Running parallel with South Carriage Drive is Rotten Row, Britain’s first artificially lit thoroughfare. This was to ensure the safety and security of William III on his route from St James’s Palace to his country residence in Kensington, Kensington Palace. The name Rotten Row derives from the French, Route du Roi: The Kings Road.
The Crystal Palace
Hyde Park is also famous for The Great Exhibition of 1851. A giant iron and glass temporary structure known as The Crystal Palace, a huge greenhouse that covered an area of 26 acres and in affect was the world’s first trade fair. It was the brainchild of Prince Albert and was intended to showcase the global advances in industry and technology at home and abroad. It opened for only six months and attracted over six million visitors. The proceeds of the exhibition went towards the funding of The Albert and Victoria Museum, the Science Museum, and the Natural History Museum. Collectively this part of Kensington is known as Albertopolis.

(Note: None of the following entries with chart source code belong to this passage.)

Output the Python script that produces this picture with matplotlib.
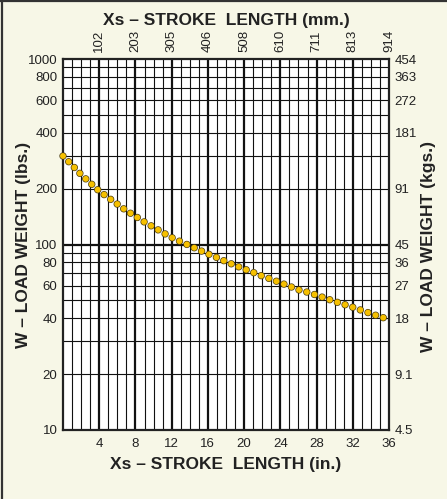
import matplotlib
matplotlib.use("Agg")
import matplotlib.pyplot as plt
from matplotlib.lines import Line2D

plt.rcParams['lines.scale_dashes'] = False
FONT = ['Liberation Sans Narrow', 'Liberation Sans', 'DejaVu Sans']
plt.rcParams['font.family'] = FONT

# Stroke length (in.) and allowable load weight (lbs.)
stroke_in = list(range(0, 37))
load_lbs = [300, 268, 238, 215, 194, 179, 165, 152, 142, 132,
            124, 116, 109, 103.5, 98.5, 93.5, 89, 85, 80.8, 77.2,
            73.8, 70.7, 67.6, 65.0, 62.2, 59.6, 57.0, 55.3, 53.3, 51.3,
            49.3, 47.6, 45.9, 44.1, 42.4, 40.8, 39.5]

# Axis tick values and labels
x_ticks = [4, 8, 12, 16, 20, 24, 28, 32, 36]
x_ticklabels = ['4', '8', '12', '16', '20', '24', '28', '32', '36']
mm_ticklabels = ['102', '203', '305', '406', '508', '610', '711', '813', '914']
y_ticks = [10, 20, 40, 60, 80, 100, 200, 400, 600, 800, 1000]
y_ticklabels = ['10', '20', '40', '60', '80', '100', '200', '400', '600', '800', '1000']
kg_ticklabels = ['4.5', '9.1', '18', '27', '36', '45', '91', '181', '272', '363', '454']

BG = '#F7F7E7'
INK = '#222222'
W, H = 447, 499
fig = plt.figure(figsize=(W / 100, H / 100), dpi=100, facecolor=BG)
ax = fig.add_axes([63 / W, 1 - 430 / H, 326 / W, 371 / H])
ax.set_facecolor('white')
ax.set_yscale('log')
ax.set_xlim(0, 36)
ax.set_ylim(10, 1000)

# grid: every inch vertically, heavier every 4 in.
for xv in range(1, 36):
    lw = 1.6 if xv % 4 == 0 else 0.8
    ax.axvline(xv, color='#111111', lw=lw, zorder=1)
for dec in (10, 100):
    for m in range(2, 10):
        ax.axhline(dec * m, color='#111111', lw=0.8, zorder=1)
ax.axhline(100, color='#111111', lw=1.6, zorder=1)

for s in ax.spines.values():
    s.set_linewidth(1.6)
    s.set_color(INK)

TICK_FS = 9.5
ax.set_xticks(x_ticks)
ax.set_xticklabels(x_ticklabels)
ax.set_yticks(y_ticks)
ax.set_yticklabels(y_ticklabels)
ax.minorticks_off()
ax.tick_params(length=0, labelsize=TICK_FS, colors=INK, pad=4)
ax.tick_params(axis='x', pad=6)

# right axis in kilograms
axr = ax.twinx()
axr.set_yscale('log')
axr.set_ylim(10, 1000)
axr.set_yticks(y_ticks)
axr.set_yticklabels(kg_ticklabels)
axr.minorticks_off()
axr.tick_params(length=0, labelsize=TICK_FS, colors=INK, pad=4)
for s in axr.spines.values():
    s.set_visible(False)

# top axis in millimetres
axt = ax.twiny()
axt.set_xlim(0, 36)
axt.set_xticks(x_ticks)
axt.set_xticklabels(mm_ticklabels, rotation=90)
axt.tick_params(length=0, labelsize=TICK_FS, colors=INK, pad=5)
for s in axt.spines.values():
    s.set_visible(False)

# dotted load curve: dark outline dots under yellow dots
ax.plot(stroke_in, load_lbs, color='#4a3c12', lw=5.3, dashes=(0.01, 5.8),
        dash_capstyle='round', zorder=5, clip_on=False)
ax.plot(stroke_in, load_lbs, color='#F6C000', lw=4.3, dashes=(0.01, 5.8),
        dash_capstyle='round', zorder=6, clip_on=False)

title_kw = dict(fontsize=12.5, fontweight='bold', color=INK, family=FONT,
                ha='center', va='center')
fig.text(226 / W, 1 - 20 / H, 'Xs – STROKE  LENGTH (mm.)', **title_kw)
fig.text(226 / W, 1 - 465 / H, 'Xs – STROKE  LENGTH (in.)', **title_kw)
fig.text(24 / W, 1 - 245 / H, 'W – LOAD WEIGHT (lbs.)', rotation=90, **title_kw)
fig.text(428 / W, 1 - 247 / H, 'W – LOAD WEIGHT (kgs.)', rotation=90, **title_kw)

# frame edges of the panel
fig.add_artist(Line2D([0, 1], [1 - 1 / H, 1 - 1 / H], transform=fig.transFigure,
                      color='#333333', lw=1.6))
fig.add_artist(Line2D([1.5 / W, 1.5 / W], [0, 1], transform=fig.transFigure,
                      color='#333333', lw=1.6))

fig.savefig('out.png', dpi=100, facecolor=BG)
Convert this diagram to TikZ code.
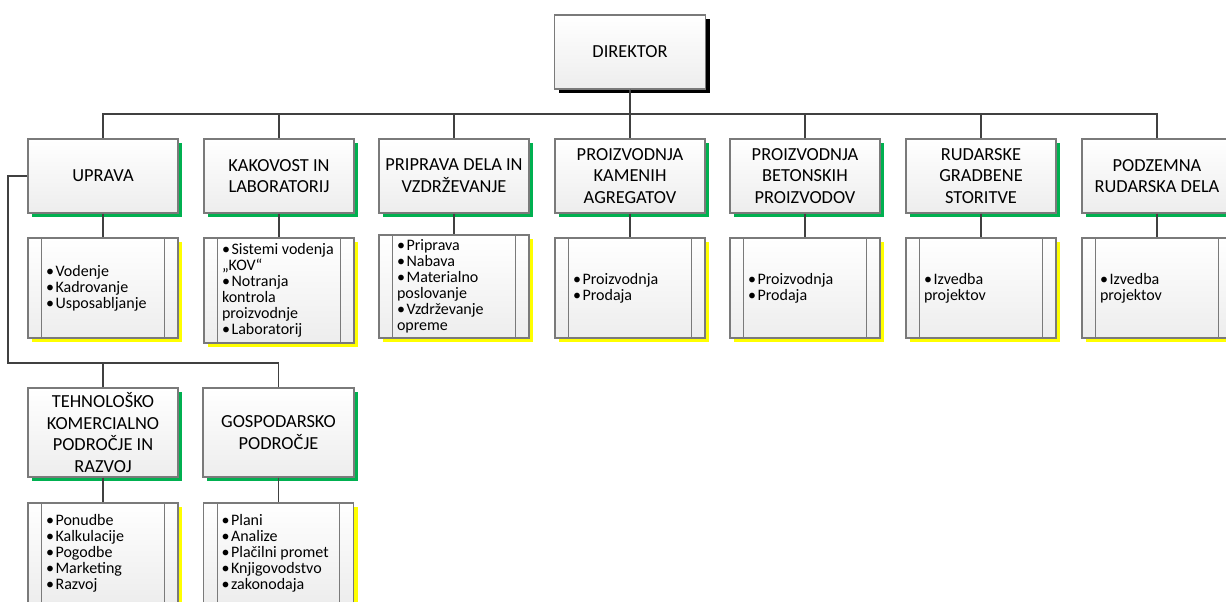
\documentclass[tikz,border=0pt]{standalone}
\usepackage{fontspec}
\setmainfont{Carlito}
\usetikzlibrary{shadows}
\definecolor{shgreen}{HTML}{00B050}
\definecolor{shyellow}{HTML}{FFFF00}
\definecolor{bordc}{HTML}{7A7A7A}
\definecolor{linec}{HTML}{404040}
\definecolor{botc}{HTML}{EDEDED}
\newcommand{\bt}{•\kern1.2pt}
\newcommand{\subfnt}{\fontsize{12}{12}\selectfont}
\newcommand{\mainfnt}{\fontsize{13.8}{16.3}\selectfont}
\newcommand{\tightsp}{\spaceskip=0.23em\relax}
\tikzset{
  orgbox/.style={draw=bordc, line width=0.8pt, top color=white, bottom color=botc,
    minimum width=112.5pt, minimum height=55.5pt, align=center, inner sep=2pt,
    font=\mainfnt,
    drop shadow={shadow xshift=3pt, shadow yshift=-3pt, fill=shgreen, opacity=1}},
  dirbox/.style={orgbox, minimum width=113.25pt,
    drop shadow={shadow xshift=3pt, shadow yshift=-3pt, fill=black, opacity=1}},
  subbox/.style={draw=bordc, line width=0.8pt, top color=white, bottom color=botc,
    minimum width=112.5pt, minimum height=75pt, align=left, text width=85.5pt,
    inner xsep=13.5pt, inner ysep=2pt,
    font=\subfnt, execute at begin node=\tightsp,
    drop shadow={shadow xshift=3pt, shadow yshift=-3pt, fill=shyellow, opacity=1}},
  conn/.style={draw=linec, line width=1.1pt},
  innerline/.style={draw=bordc, line width=0.8pt}
}
\begin{document}
\begin{tikzpicture}[x=0.75pt,y=-0.75pt]
\useasboundingbox (0,0) rectangle (1226,601);
\clip (0,0) rectangle (1226,601);
\fill[white] (0,0) rectangle (1226,601);

% director
\node[dirbox] (dir) at (630,52) {DIREKTOR};

% top row
\node[orgbox] (t1) at (103,176) {UPRAVA};
\node[orgbox] (t2) at (279,176) {KAKOVOST IN\\LABORATORIJ};
\node[orgbox] (t3) at (454,176) {PRIPRAVA DELA IN\\VZDRŽEVANJE};
\node[orgbox] (t4) at (630,176) {PROIZVODNJA\\KAMENIH\\AGREGATOV};
\node[orgbox] (t5) at (805,176) {PROIZVODNJA\\BETONSKIH\\PROIZVODOV};
\node[orgbox] (t6) at (981,176) {RUDARSKE\\GRADBENE\\STORITVE};
\node[orgbox] (t7) at (1157,176) {PODZEMNA\\RUDARSKA DELA};

% sub boxes top row
\node[subbox] (s1) at (103,288) {\bt Vodenje\\\bt Kadrovanje\\\bt Usposabljanje};
\node[subbox, minimum height=78.75pt] (s2) at (279,290.5) {\bt Sistemi vodenja\\„KOV“\\\bt Notranja\\kontrola\\proizvodnje\\\bt Laboratorij};
\node[subbox, minimum height=77.25pt] (s3) at (454,286.5) {\bt Priprava\\\bt Nabava\\\bt Materialno\\poslovanje\\\bt Vzdrževanje\\opreme};
\node[subbox] (s4) at (630,288) {\bt Proizvodnja\\\bt Prodaja};
\node[subbox] (s5) at (805,288) {\bt Proizvodnja\\\bt Prodaja};
\node[subbox] (s6) at (981,288) {\bt Izvedba\\projektov};
\node[subbox] (s7) at (1157,288) {\bt Izvedba\\projektov};

% bottom row
\node[orgbox, minimum height=66.75pt] (b1) at (103,432.5) {TEHNOLOŠKO\\KOMERCIALNO\\PODROČJE IN\\RAZVOJ};
\node[orgbox, minimum height=66.75pt, minimum width=113.25pt] (b2) at (278.5,432.5) {GOSPODARSKO\\PODROČJE};

\node[subbox] (sb1) at (103,553) {\bt Ponudbe\\\bt Kalkulacije\\\bt Pogodbe\\\bt Marketing\\\bt Razvoj};
\node[subbox] (sb2) at (278.5,553) {\bt Plani\\\bt Analize\\\bt Plačilni promet\\\bt Knjigovodstvo\\\bt zakonodaja};

% inner vertical lines of sub boxes
\foreach \n in {s1,s2,s3,s4,s5,s6,s7,sb1,sb2}{
  \draw[innerline] ([xshift=10.75pt]\n.north west) -- ([xshift=10.75pt]\n.south west);
  \draw[innerline] ([xshift=-10.75pt]\n.north east) -- ([xshift=-10.75pt]\n.south east);
}

% connectors
\coordinate (bus) at (630,114);
\foreach \n in {t1,t2,t3,t4,t5,t6,t7}{
  \draw[conn] (dir.south) -- (bus) -| (\n.north);
}
\foreach \a/\b in {t1/s1,t2/s2,t3/s3,t4/s4,t5/s5,t6/s6,t7/s7,b1/sb1,b2/sb2}{
  \draw[conn] (\a.south) -- (\b.north);
}
\coordinate (bus2) at (8,363);
\draw[conn] (t1.west) -| (bus2) -| (b2.north);
\draw[conn] (b1.north) -- (b1.north |- bus2);
\end{tikzpicture}
\end{document}
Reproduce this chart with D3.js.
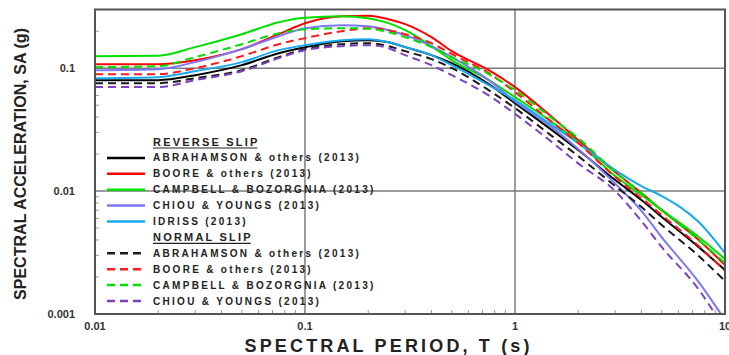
<!DOCTYPE html>
<html>
<head>
<meta charset="utf-8">
<script src="https://cdn.jsdelivr.net/npm/d3@7/dist/d3.min.js"></script>
<style>
  body { margin: 0; background: #fff; }
  text { font-family: Arial, "Liberation Sans", sans-serif; }
</style>
</head>
<body>
<svg id="chart" width="729" height="355"></svg>
<script>
// Spectral periods (s)
const periods = [0.01, 0.02, 0.03, 0.05, 0.075, 0.1, 0.15, 0.2, 0.25, 0.3, 0.4, 0.5, 0.75, 1, 1.5, 2, 3, 4, 5, 7.5, 10];

// Spectral acceleration (g), reverse slip
const askReverse  = [0.0799, 0.0799, 0.0877, 0.1058, 0.1324, 0.1482, 0.1658, 0.1689, 0.1627, 0.1482, 0.1276, 0.1098, 0.0741, 0.0519, 0.0313, 0.02155, 0.01229, 0.00845, 0.00615, 0.00350, 0.00228];
const bssaReverse = [0.1078, 0.1078, 0.1161, 0.1427, 0.1889, 0.2322, 0.2648, 0.2672, 0.2503, 0.2279, 0.1786, 0.1375, 0.0963, 0.0701, 0.0400, 0.02598, 0.01427, 0.00963, 0.00700, 0.00400, 0.00250];
const cbReverse   = [0.1252, 0.1264, 0.1482, 0.1889, 0.2366, 0.2574, 0.2648, 0.2550, 0.2322, 0.2037, 0.1510, 0.1161, 0.0799, 0.0581, 0.0364, 0.0250, 0.01324, 0.00928, 0.00700, 0.00423, 0.00280];
const cyReverse   = [0.0963, 0.0981, 0.1119, 0.1427, 0.1820, 0.2114, 0.2237, 0.2196, 0.2037, 0.1855, 0.1510, 0.1229, 0.0799, 0.0535, 0.0330, 0.02200, 0.01150, 0.00690, 0.00420, 0.00182, 0.000894];
const idReverse   = [0.0829, 0.0845, 0.0945, 0.1119, 0.1401, 0.1538, 0.1689, 0.1721, 0.1627, 0.1482, 0.1276, 0.1058, 0.0727, 0.0549, 0.0344, 0.02456, 0.01482, 0.01098, 0.00911, 0.00560, 0.00313];

// Spectral acceleration (g), normal slip
const askNormal  = [0.0755, 0.0755, 0.0829, 0.0963, 0.1229, 0.1427, 0.1567, 0.1597, 0.1510, 0.1375, 0.1184, 0.1000, 0.0662, 0.0473, 0.0280, 0.01925, 0.01098, 0.00741, 0.00529, 0.00296, 0.001855];
const bssaNormal = [0.0894, 0.0894, 0.1000, 0.1252, 0.1567, 0.1754, 0.1999, 0.2114, 0.2037, 0.1889, 0.1597, 0.1300, 0.0911, 0.0638, 0.0364, 0.02456, 0.0130, 0.00877, 0.00638, 0.00357, 0.00224];
const cbNormal   = [0.1019, 0.1038, 0.1229, 0.1567, 0.1925, 0.2075, 0.2114, 0.2095, 0.1962, 0.1786, 0.1482, 0.1229, 0.0894, 0.0662, 0.0392, 0.02698, 0.01427, 0.00963, 0.00700, 0.00400, 0.00260];
const cyNormal   = [0.0701, 0.0701, 0.0799, 0.0945, 0.1206, 0.1401, 0.1510, 0.1538, 0.1454, 0.1276, 0.1058, 0.0877, 0.0600, 0.0425, 0.0250, 0.01680, 0.01000, 0.00570, 0.00350, 0.00158, 0.000741];

const xTicks = [0.01, 0.1, 1, 10];
const yTicks = [0.001, 0.01, 0.1];

const reverseNames = ["ABRAHAMSON & others (2013)", "BOORE & others (2013)", "CAMPBELL & BOZORGNIA (2013)", "CHIOU & YOUNGS (2013)", "IDRISS (2013)"];
const normalNames  = ["ABRAHAMSON & others (2013)", "BOORE & others (2013)", "CAMPBELL & BOZORGNIA (2013)", "CHIOU & YOUNGS (2013)"];

const series = [
  { name: reverseNames[0], values: askReverse,  color: "#000000", dash: null },
  { name: reverseNames[1], values: bssaReverse, color: "#ff0000", dash: null },
  { name: reverseNames[2], values: cbReverse,   color: "#00e000", dash: null },
  { name: reverseNames[3], values: cyReverse,   color: "#7a78f5", dash: null },
  { name: reverseNames[4], values: idReverse,   color: "#18aaf0", dash: null },
  { name: normalNames[0],  values: askNormal,   color: "#1a1a1a", dash: "8,5" },
  { name: normalNames[1],  values: bssaNormal,  color: "#ff1a1a", dash: "8,5" },
  { name: normalNames[2],  values: cbNormal,    color: "#00e000", dash: "8,5" },
  { name: normalNames[3],  values: cyNormal,    color: "#8040c0", dash: "8,5" }
];

// Layout
const plot = { left: 95, right: 725, top: 9.5, bottom: 314 };
const svg = d3.select("#chart");

const x = d3.scaleLog().domain([0.01, 10]).range([plot.left, plot.right]);
const y = d3.scaleLog().domain([0.001, 0.3]).range([plot.bottom, plot.top]);

svg.append("defs").append("clipPath").attr("id", "plotClip")
  .append("rect")
  .attr("x", plot.left).attr("y", plot.top)
  .attr("width", plot.right - plot.left).attr("height", plot.bottom - plot.top);

// Minor ticks (inside, left and bottom)
const minorX = [];
[0.01, 0.1, 1].forEach(d => { for (let k = 2; k <= 9; k++) minorX.push(d * k); });
const minorY = [];
[0.001, 0.01, 0.1].forEach(d => { for (let k = 2; k <= 9; k++) if (d * k <= 0.3) minorY.push(d * k); });

svg.append("g").selectAll("line").data(minorX).join("line")
  .attr("x1", d => x(d)).attr("x2", d => x(d))
  .attr("y1", plot.bottom).attr("y2", plot.bottom - 4)
  .attr("stroke", "#999").attr("stroke-width", 1);

svg.append("g").selectAll("line").data(minorY).join("line")
  .attr("x1", plot.left).attr("x2", plot.left + 4)
  .attr("y1", d => y(d)).attr("y2", d => y(d))
  .attr("stroke", "#999").attr("stroke-width", 1);

// Decade grid lines
svg.append("g").selectAll("line").data([0.1, 1]).join("line")
  .attr("x1", d => x(d)).attr("x2", d => x(d))
  .attr("y1", plot.top).attr("y2", plot.bottom)
  .attr("stroke", "#7a7a7a").attr("stroke-width", 1.5);

svg.append("g").selectAll("line").data([0.01, 0.1]).join("line")
  .attr("x1", plot.left).attr("x2", plot.right)
  .attr("y1", d => y(d)).attr("y2", d => y(d))
  .attr("stroke", "#7a7a7a").attr("stroke-width", 1.5);

// Curves
const line = d3.line()
  .x((d, i) => x(periods[i]))
  .y(d => y(d))
  .curve(d3.curveMonotoneX);

svg.append("g").attr("clip-path", "url(#plotClip)")
  .selectAll("path").data(series).join("path")
  .attr("d", d => line(d.values))
  .attr("fill", "none")
  .attr("stroke", d => d.color)
  .attr("stroke-width", 2)
  .attr("stroke-dasharray", d => d.dash);

// Frame
svg.append("rect")
  .attr("x", plot.left).attr("y", plot.top)
  .attr("width", plot.right - plot.left).attr("height", plot.bottom - plot.top)
  .attr("fill", "none").attr("stroke", "#555").attr("stroke-width", 2);

// Tick labels
svg.append("g").selectAll("text").data(yTicks).join("text")
  .attr("x", 75).attr("y", d => y(d)).attr("dy", "0.35em")
  .attr("text-anchor", "end")
  .style("font-size", "11px").style("font-weight", "bold").style("fill", "#333")
  .text(d => d);

svg.append("g").selectAll("text").data(xTicks).join("text")
  .attr("x", d => x(d)).attr("y", 330)
  .attr("text-anchor", "middle")
  .style("font-size", "11px").style("font-weight", "bold").style("fill", "#333")
  .text(d => d);

// Axis titles
svg.append("text")
  .attr("x", 387).attr("y", 352)
  .attr("text-anchor", "middle")
  .attr("textLength", 285).attr("lengthAdjust", "spacing")
  .style("font-size", "18px").style("font-weight", "bold").style("fill", "#222")
  .text("SPECTRAL PERIOD, T (s)");

svg.append("text")
  .attr("transform", "translate(26,164) rotate(-90)")
  .attr("text-anchor", "middle")
  .attr("textLength", 272).attr("lengthAdjust", "spacing")
  .style("font-size", "16px").style("font-weight", "bold").style("fill", "#222")
  .text("SPECTRAL ACCELERATION, SA (g)");

// Legend
const legend = svg.append("g");
const rowStep = 15.9;
const headers = [
  { label: "REVERSE SLIP", row: 0 },
  { label: "NORMAL SLIP", row: 6 }
];
headers.forEach(h => {
  const yy = 142 + h.row * rowStep;
  const t = legend.append("text")
    .attr("x", 153).attr("y", yy).attr("dy", "0.35em")
    .style("font-size", "11px").style("font-weight", "bold")
    .style("letter-spacing", "2.2px").style("fill", "#222")
    .text(h.label);
  const w = t.node().getComputedTextLength();
  legend.append("line")
    .attr("x1", 153).attr("x2", 153 + w - 2)
    .attr("y1", yy + 6).attr("y2", yy + 6)
    .attr("stroke", "#222").attr("stroke-width", 1.2);
});

series.forEach((s, i) => {
  const row = i < 5 ? i + 1 : i + 2;
  const yy = 142 + row * rowStep;
  legend.append("line")
    .attr("x1", 107).attr("x2", 145)
    .attr("y1", yy).attr("y2", yy)
    .attr("stroke", s.color).attr("stroke-width", 2.5)
    .attr("stroke-dasharray", s.dash);
  legend.append("text")
    .attr("x", 153).attr("y", yy).attr("dy", "0.35em")
    .style("font-size", "10px").style("font-weight", "bold")
    .style("letter-spacing", "2.3px").style("fill", "#222")
    .text(s.name);
});
</script>
</body>
</html>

Sometimes, in the peace and tranquility of the park you can hear the deafening boom of cannons being fired with the accompanying plumes of white cloud and the smell of gunpowder. No, they are not a sign of attack, far from it in fact. They are a sign you are amid a royal celebration or ceremony taking place in London’s Hyde Park, Green Park or The Tower of London. Usually there will be 21 rounds fired plus an extra 20 for being in a Royal Park. If you are lucky enough to be near The Tower of London, you will be treated to an extra 21 rounds, because it is in The City of London.